◆ **Exercise description**: Please transcribe the data that follows without the pictures, keeping every word the same.
— Start Dataset excerpt —
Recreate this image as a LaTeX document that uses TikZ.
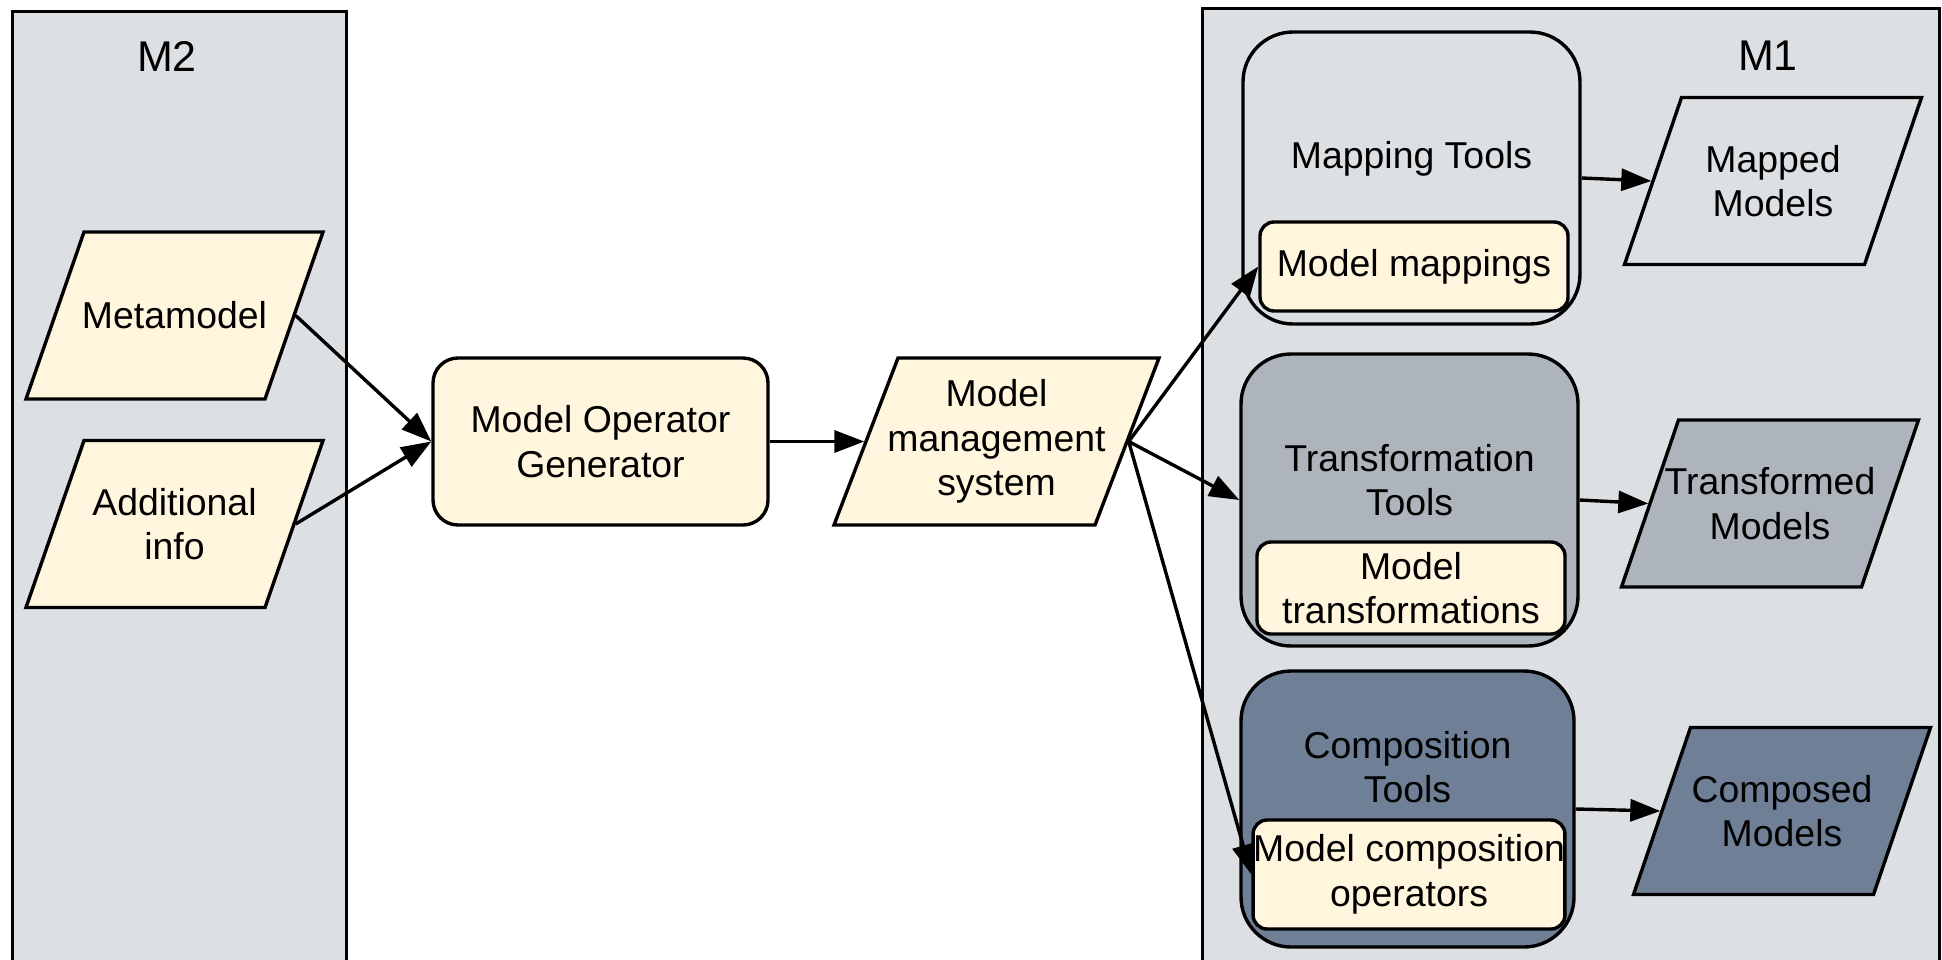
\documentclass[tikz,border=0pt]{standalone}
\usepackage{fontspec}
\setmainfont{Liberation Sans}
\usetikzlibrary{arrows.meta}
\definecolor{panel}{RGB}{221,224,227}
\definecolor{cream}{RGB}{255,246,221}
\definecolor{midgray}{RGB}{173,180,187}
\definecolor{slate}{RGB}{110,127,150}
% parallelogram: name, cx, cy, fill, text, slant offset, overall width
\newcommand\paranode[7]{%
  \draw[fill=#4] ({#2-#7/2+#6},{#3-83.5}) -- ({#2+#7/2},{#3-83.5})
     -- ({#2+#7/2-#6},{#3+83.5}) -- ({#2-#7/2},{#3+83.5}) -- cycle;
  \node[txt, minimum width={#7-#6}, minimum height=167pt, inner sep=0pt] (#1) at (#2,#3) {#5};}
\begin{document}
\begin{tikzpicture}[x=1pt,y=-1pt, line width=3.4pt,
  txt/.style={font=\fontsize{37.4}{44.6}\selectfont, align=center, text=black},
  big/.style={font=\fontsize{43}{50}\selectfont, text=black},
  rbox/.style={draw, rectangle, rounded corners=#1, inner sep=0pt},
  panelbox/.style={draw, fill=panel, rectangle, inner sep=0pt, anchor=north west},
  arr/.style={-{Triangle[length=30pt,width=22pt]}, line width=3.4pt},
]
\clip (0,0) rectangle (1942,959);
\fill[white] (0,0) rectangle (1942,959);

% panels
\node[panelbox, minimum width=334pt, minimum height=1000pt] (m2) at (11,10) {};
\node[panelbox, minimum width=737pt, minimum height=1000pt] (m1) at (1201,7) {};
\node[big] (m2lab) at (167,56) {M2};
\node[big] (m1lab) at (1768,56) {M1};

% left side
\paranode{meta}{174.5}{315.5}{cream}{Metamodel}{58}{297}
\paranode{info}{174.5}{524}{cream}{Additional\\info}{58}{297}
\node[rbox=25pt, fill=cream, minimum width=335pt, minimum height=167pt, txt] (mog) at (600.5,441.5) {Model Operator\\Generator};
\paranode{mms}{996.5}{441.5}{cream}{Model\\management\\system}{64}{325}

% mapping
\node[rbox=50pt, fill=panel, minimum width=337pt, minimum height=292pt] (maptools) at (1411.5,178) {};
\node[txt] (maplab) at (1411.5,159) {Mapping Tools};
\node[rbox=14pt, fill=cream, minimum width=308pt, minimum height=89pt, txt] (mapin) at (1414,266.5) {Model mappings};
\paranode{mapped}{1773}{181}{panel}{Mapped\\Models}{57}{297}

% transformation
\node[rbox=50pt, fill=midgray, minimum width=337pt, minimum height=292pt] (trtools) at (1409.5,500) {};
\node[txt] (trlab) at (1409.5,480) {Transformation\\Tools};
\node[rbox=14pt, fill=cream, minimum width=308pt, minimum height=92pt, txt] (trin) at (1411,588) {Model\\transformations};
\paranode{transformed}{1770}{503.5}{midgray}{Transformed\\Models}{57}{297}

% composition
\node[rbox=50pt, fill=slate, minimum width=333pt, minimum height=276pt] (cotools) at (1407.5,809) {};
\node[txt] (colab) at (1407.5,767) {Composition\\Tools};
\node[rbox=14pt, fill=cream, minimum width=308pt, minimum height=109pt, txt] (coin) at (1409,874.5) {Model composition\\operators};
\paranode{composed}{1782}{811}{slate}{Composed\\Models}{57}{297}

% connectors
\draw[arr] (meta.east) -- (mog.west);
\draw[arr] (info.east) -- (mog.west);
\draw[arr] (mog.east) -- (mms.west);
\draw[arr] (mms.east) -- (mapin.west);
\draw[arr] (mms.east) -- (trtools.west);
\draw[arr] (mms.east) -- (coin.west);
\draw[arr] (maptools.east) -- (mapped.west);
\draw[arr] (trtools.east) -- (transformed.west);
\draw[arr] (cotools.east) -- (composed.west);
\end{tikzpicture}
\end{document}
— End Dataset excerpt —
◆ **Task answer**:
Recreate this image as a LaTeX document that uses TikZ.
\documentclass[tikz,border=0pt]{standalone}
\usepackage{fontspec}
\setmainfont{Liberation Sans}
\usetikzlibrary{arrows.meta}
\definecolor{panel}{RGB}{221,224,227}
\definecolor{cream}{RGB}{255,246,221}
\definecolor{midgray}{RGB}{173,180,187}
\definecolor{slate}{RGB}{110,127,150}
% parallelogram: name, cx, cy, fill, text, slant offset, overall width
\newcommand\paranode[7]{%
  \draw[fill=#4] ({#2-#7/2+#6},{#3-83.5}) -- ({#2+#7/2},{#3-83.5})
     -- ({#2+#7/2-#6},{#3+83.5}) -- ({#2-#7/2},{#3+83.5}) -- cycle;
  \node[txt, minimum width={#7-#6}, minimum height=167pt, inner sep=0pt] (#1) at (#2,#3) {#5};}
\begin{document}
\begin{tikzpicture}[x=1pt,y=-1pt, line width=3.4pt,
  txt/.style={font=\fontsize{37.4}{44.6}\selectfont, align=center, text=black},
  big/.style={font=\fontsize{43}{50}\selectfont, text=black},
  rbox/.style={draw, rectangle, rounded corners=#1, inner sep=0pt},
  panelbox/.style={draw, fill=panel, rectangle, inner sep=0pt, anchor=north west},
  arr/.style={-{Triangle[length=30pt,width=22pt]}, line width=3.4pt},
]
\clip (0,0) rectangle (1942,959);
\fill[white] (0,0) rectangle (1942,959);

% panels
\node[panelbox, minimum width=334pt, minimum height=1000pt] (m2) at (11,10) {};
\node[panelbox, minimum width=737pt, minimum height=1000pt] (m1) at (1201,7) {};
\node[big] (m2lab) at (167,56) {M2};
\node[big] (m1lab) at (1768,56) {M1};

% left side
\paranode{meta}{174.5}{315.5}{cream}{Metamodel}{58}{297}
\paranode{info}{174.5}{524}{cream}{Additional\\info}{58}{297}
\node[rbox=25pt, fill=cream, minimum width=335pt, minimum height=167pt, txt] (mog) at (600.5,441.5) {Model Operator\\Generator};
\paranode{mms}{996.5}{441.5}{cream}{Model\\management\\system}{64}{325}

% mapping
\node[rbox=50pt, fill=panel, minimum width=337pt, minimum height=292pt] (maptools) at (1411.5,178) {};
\node[txt] (maplab) at (1411.5,159) {Mapping Tools};
\node[rbox=14pt, fill=cream, minimum width=308pt, minimum height=89pt, txt] (mapin) at (1414,266.5) {Model mappings};
\paranode{mapped}{1773}{181}{panel}{Mapped\\Models}{57}{297}

% transformation
\node[rbox=50pt, fill=midgray, minimum width=337pt, minimum height=292pt] (trtools) at (1409.5,500) {};
\node[txt] (trlab) at (1409.5,480) {Transformation\\Tools};
\node[rbox=14pt, fill=cream, minimum width=308pt, minimum height=92pt, txt] (trin) at (1411,588) {Model\\transformations};
\paranode{transformed}{1770}{503.5}{midgray}{Transformed\\Models}{57}{297}

% composition
\node[rbox=50pt, fill=slate, minimum width=333pt, minimum height=276pt] (cotools) at (1407.5,809) {};
\node[txt] (colab) at (1407.5,767) {Composition\\Tools};
\node[rbox=14pt, fill=cream, minimum width=308pt, minimum height=109pt, txt] (coin) at (1409,874.5) {Model composition\\operators};
\paranode{composed}{1782}{811}{slate}{Composed\\Models}{57}{297}

% connectors
\draw[arr] (meta.east) -- (mog.west);
\draw[arr] (info.east) -- (mog.west);
\draw[arr] (mog.east) -- (mms.west);
\draw[arr] (mms.east) -- (mapin.west);
\draw[arr] (mms.east) -- (trtools.west);
\draw[arr] (mms.east) -- (coin.west);
\draw[arr] (maptools.east) -- (mapped.west);
\draw[arr] (trtools.east) -- (transformed.west);
\draw[arr] (cotools.east) -- (composed.west);
\end{tikzpicture}
\end{document}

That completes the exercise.